Lessons from other countries on role of gas
The world is awash in natural gas. Because of technology improvements, including extraction of tight gas (shale gas), the reserves-to-production ratio has grown to just under 50 years as of 2019 (BP, 2020). Unofficial estimates suggest extractable gas reserves are multiple times higher.
Globally, power-generation, industry, and heating (used in buildings) are the three major sectors that consume natural gas (Figure 3). But the mix varies heavily by country (shown in an absolute scale in Figure 4). In power, natural gas use has thrived either when cheap domestic gas is available or when there is no easy alternative such as coal or hydro. The US and UK did have coal reserves but natural gas displaced coal because of a price advantage. The rise in their use of RE has been relatively recent.

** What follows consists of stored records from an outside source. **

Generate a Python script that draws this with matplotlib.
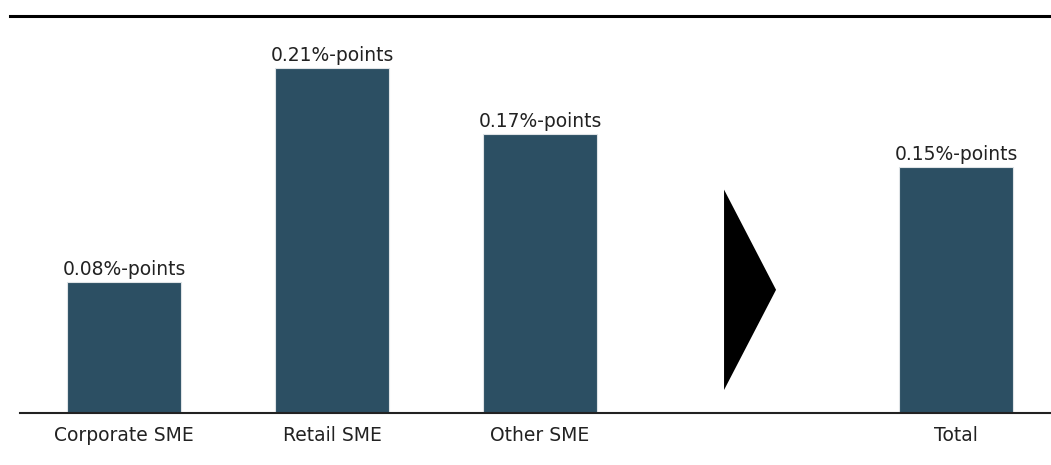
import matplotlib.pyplot as plt
import numpy as np
from matplotlib.lines import Line2D
from matplotlib.patches import Polygon

plt.rcParams['font.family'] = ['DejaVu Sans']

categories = ["Corporate SME", "Retail SME", "Other SME", "", "Total"]
values = [0.08, 0.21, 0.17, None, 0.15]
labels = ["0.08%-points", "0.21%-points", "0.17%-points", "", "0.15%-points"]

bar_color = "#2c4f63"

fig = plt.figure(figsize=(10.51, 4.65), dpi=100)
ax = fig.add_axes([20/1051, 1-413/465, 1-20/1051, (413-16)/465])

x = np.arange(len(categories))
for i, v in enumerate(values):
    if v is None:
        continue
    ax.bar(x[i], v, width=0.55, color=bar_color, edgecolor="#dfe3e6", linewidth=0.8, zorder=2)
    ax.annotate(labels[i], (x[i], v), xytext=(0, 2), textcoords="offset points",
                ha="center", va="bottom", fontsize=13.5, color="#222222")

# arrow between components and total
ax.add_patch(Polygon([[2.885, 0.014], [2.885, 0.136], [3.135, 0.075]], closed=True,
                     facecolor="black", edgecolor="none"))

ax.set_xlim(-0.5, 4.457)
ax.set_ylim(0, 0.2417)
ax.set_xticks(x)
ax.set_xticklabels(categories, fontsize=13.5, color="#222222")
ax.tick_params(axis="x", length=0, pad=9)
ax.set_yticks([])
for s in ["top", "right", "left"]:
    ax.spines[s].set_visible(False)
ax.spines["bottom"].set_color("#222222")
ax.spines["bottom"].set_linewidth(1.5)

fig.add_artist(Line2D([10/1051, 1], [1-16/465, 1-16/465], color="black", linewidth=2.2))

fig.savefig("out.png", dpi=100)
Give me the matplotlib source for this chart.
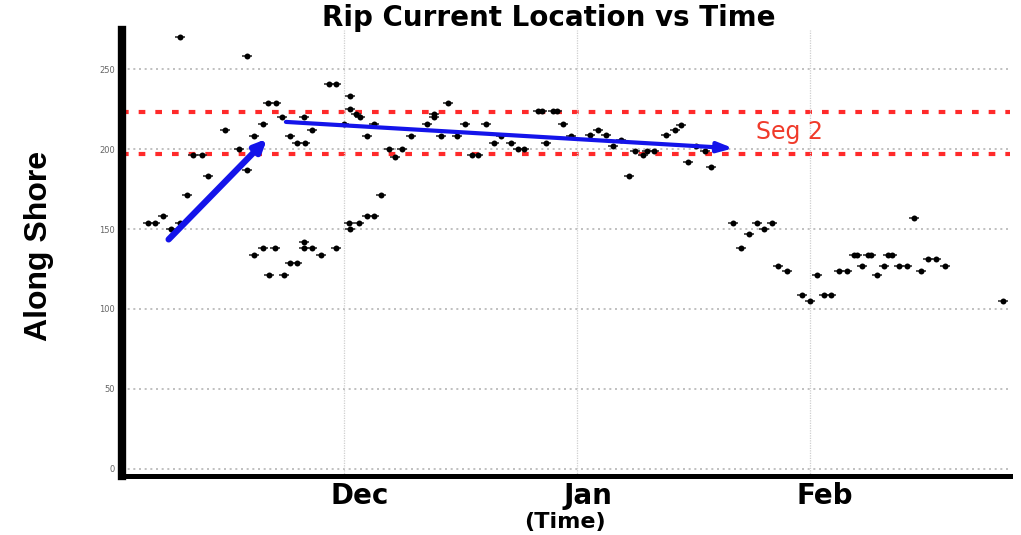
import matplotlib
matplotlib.use('Agg')
import matplotlib.pyplot as plt
import matplotlib.dates as mdates
import matplotlib.transforms as mtransforms
import pandas as pd

# days after Nov 1 (fractional) and along-shore position of the rip current
days = [3.9, 4.9, 6.0, 7.0, 8.2, 8.2, 9.2, 10.0, 11.2, 11.9,
        14.2, 16.0, 17.1, 17.1, 18.0, 18.0, 19.2, 19.2, 19.9, 20.0,
        21.0, 20.9, 21.8, 22.0, 22.8, 22.9, 23.8, 23.8, 24.7, 24.8,
        24.7, 24.7, 25.8, 25.8, 27.0, 28.0, 28.9, 28.9,
        30.0, 30.8, 30.8, 31.6, 32.2, 30.7, 32.0, 30.8, 33.1, 33.1,
        34.0, 34.0, 35.0, 36.0, 36.8, 37.8, 38.9, 41.1, 42.0, 42.0,
        42.9, 43.9, 45.1, 46.1, 47.0, 47.9, 48.9, 50.0, 50.9, 52.2,
        53.1, 54.0, 55.8, 56.3, 56.9, 57.8, 58.3, 59.2, 60.2,
        62.7, 63.8, 64.9, 65.8, 66.8, 67.9, 68.7, 69.8, 70.3, 71.2,
        72.9, 74.0, 74.8, 75.8, 76.9, 78.0, 78.9, 81.8, 82.8, 83.9,
        85.0, 85.9, 86.9, 87.8, 88.9, 90.9,
        92.0, 92.9, 93.8, 94.8, 95.8, 96.9, 97.8, 98.2, 98.9, 99.7,
        100.1, 100.9, 101.8, 102.4, 102.9, 103.9, 104.9, 105.8, 106.7, 107.7,
        108.7, 109.9, 117.7]
along_shore = [154, 154, 158, 150, 154, 270, 171, 196, 196, 183,
               212, 200, 187, 258, 208, 134, 216, 138, 229, 121,
               229, 138, 220, 121, 129, 208, 204, 129, 220, 204,
               142, 138, 212, 138, 134, 241, 241, 138,
               216, 233, 225, 222, 220, 154, 154, 150, 208, 158,
               158, 216, 171, 200, 195, 200, 208, 216, 222, 220,
               208, 229, 208, 216, 196, 196, 216, 204, 208, 204,
               200, 200, 224, 224, 204, 224, 224, 216, 208,
               209, 212, 209, 202, 206, 183, 199, 196, 199, 199,
               209, 212, 215, 192, 202, 199, 189, 154, 138, 147,
               154, 150, 154, 127, 124, 109,
               105, 121, 109, 109, 124, 124, 134, 134, 127, 134,
               134, 121, 127, 134, 134, 127, 127, 157, 124, 131,
               131, 127, 105]

seg2_bounds = [223, 197]
# arrows: (start day, start value, end day, end value)
arrow_up = [6.7, 143.5, 19.8, 206.5]
arrow_trend = [22.3, 217, 81.8, 200.5]

start = pd.Timestamp('2006-11-01')
def to_date(d):
    return start + pd.to_timedelta(d, unit='D')

dates = [to_date(d) for d in days]

fig = plt.figure(figsize=(10.21, 5.35), dpi=100)
ax = fig.add_axes([122/1021, 1-476/535, 888/1021, 446/535])

ax.set_xlim(to_date(0.5), to_date(118.6))
ax.set_ylim(-4.5, 274.5)

# grid
ax.set_yticks([0, 50, 100, 150, 200, 250])
for v in [0, 50, 100, 150, 200, 250]:
    ax.axhline(v, color='#b5b5b5', lw=1.2, ls=(0, (1.2, 2.2)), zorder=0)
ax.xaxis.set_major_locator(mdates.MonthLocator(bymonth=[12, 1, 2]))
ax.xaxis.set_major_formatter(mdates.DateFormatter('%b'))
ax.grid(axis='x', color='#cfcfcf', lw=0.9, ls=(0, (1, 1)), zorder=0)

# segment bounds
for v in seg2_bounds:
    ax.axhline(v, color='#ff2a2a', lw=3, ls=(0, (1.6, 2.4)), zorder=1)

ax.plot(dates, along_shore, ls='none', marker='_', ms=7, mew=1.2, color='#333333', zorder=3)
ax.plot(dates, along_shore, ls='none', marker='o', ms=4.3, color='black', mec='none', zorder=3)

ax.annotate('', xy=(to_date(arrow_up[2]), arrow_up[3]), xytext=(to_date(arrow_up[0]), arrow_up[1]),
            arrowprops=dict(arrowstyle='-|>,head_length=0.7,head_width=0.32', color='#1414ea', lw=4.5,
                            shrinkA=0, shrinkB=0), zorder=4)
ax.annotate('', xy=(to_date(arrow_trend[2]), arrow_trend[3]), xytext=(to_date(arrow_trend[0]), arrow_trend[1]),
            arrowprops=dict(arrowstyle='-|>,head_length=0.9,head_width=0.3', color='#1414ea', lw=3,
                            shrinkA=0, shrinkB=0), zorder=4)

ax.text(to_date(84.8), 211, 'Seg 2', color='#f03a2a', fontsize=17, va='center', ha='left')

# spines
for s in ['top', 'right']:
    ax.spines[s].set_visible(False)
ax.spines['left'].set_linewidth(6)
ax.spines['bottom'].set_linewidth(3.6)

ax.tick_params(axis='y', length=0, labelsize=6, labelcolor='#666666', pad=5)
ax.tick_params(axis='x', length=0, labelsize=20, pad=4)
offset = mtransforms.ScaledTranslation(-13/100, 0, fig.dpi_scale_trans)
for lab in ax.get_xticklabels():
    lab.set_fontweight('bold')
    lab.set_horizontalalignment('left')
    lab.set_transform(lab.get_transform() + offset)

fig.text(0.537, 0.966, 'Rip Current Location vs Time', fontsize=20, fontweight='bold',
         ha='center', va='center')
fig.text(0.553, 0.024, '(Time)', fontsize=16, fontweight='bold', ha='center', va='center')
fig.text(0.038, 0.54, 'Along Shore', fontsize=23, fontweight='bold', rotation=90,
         ha='center', va='center', family=['Liberation Sans Narrow', 'Liberation Sans', 'DejaVu Sans'])

fig.savefig('out.png', dpi=100)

The physical nature of natural gas poses a challenge, making its transportation more expensive than that of oil. Internationally, the original gas flows used pipelines but LNG has gained ground. LNG involves up-front capital investment towards facilities for liquefaction, tankers, and regasification. This makes LNG cheaper than pipelines over long distances. Historically, many LNG facilities were designed as an alternatives to pipelines. They had a specific buyer as the anchor, if not the sole beneficiary. Despite rising flexibility for LNG sales, in 2018, spot sales for LNG were about 100 Billion Cubic Meters (BCM), (IEA, 2019b) a tiny fraction of the global gas consumption of 3,852 BCM (BP, 2020). However, when we consider only international transactions, spot sales have grown to a third of LNG sales in 2019. LNG accounts for a third of total sales of international gas; the remainder is delivered via pipelines.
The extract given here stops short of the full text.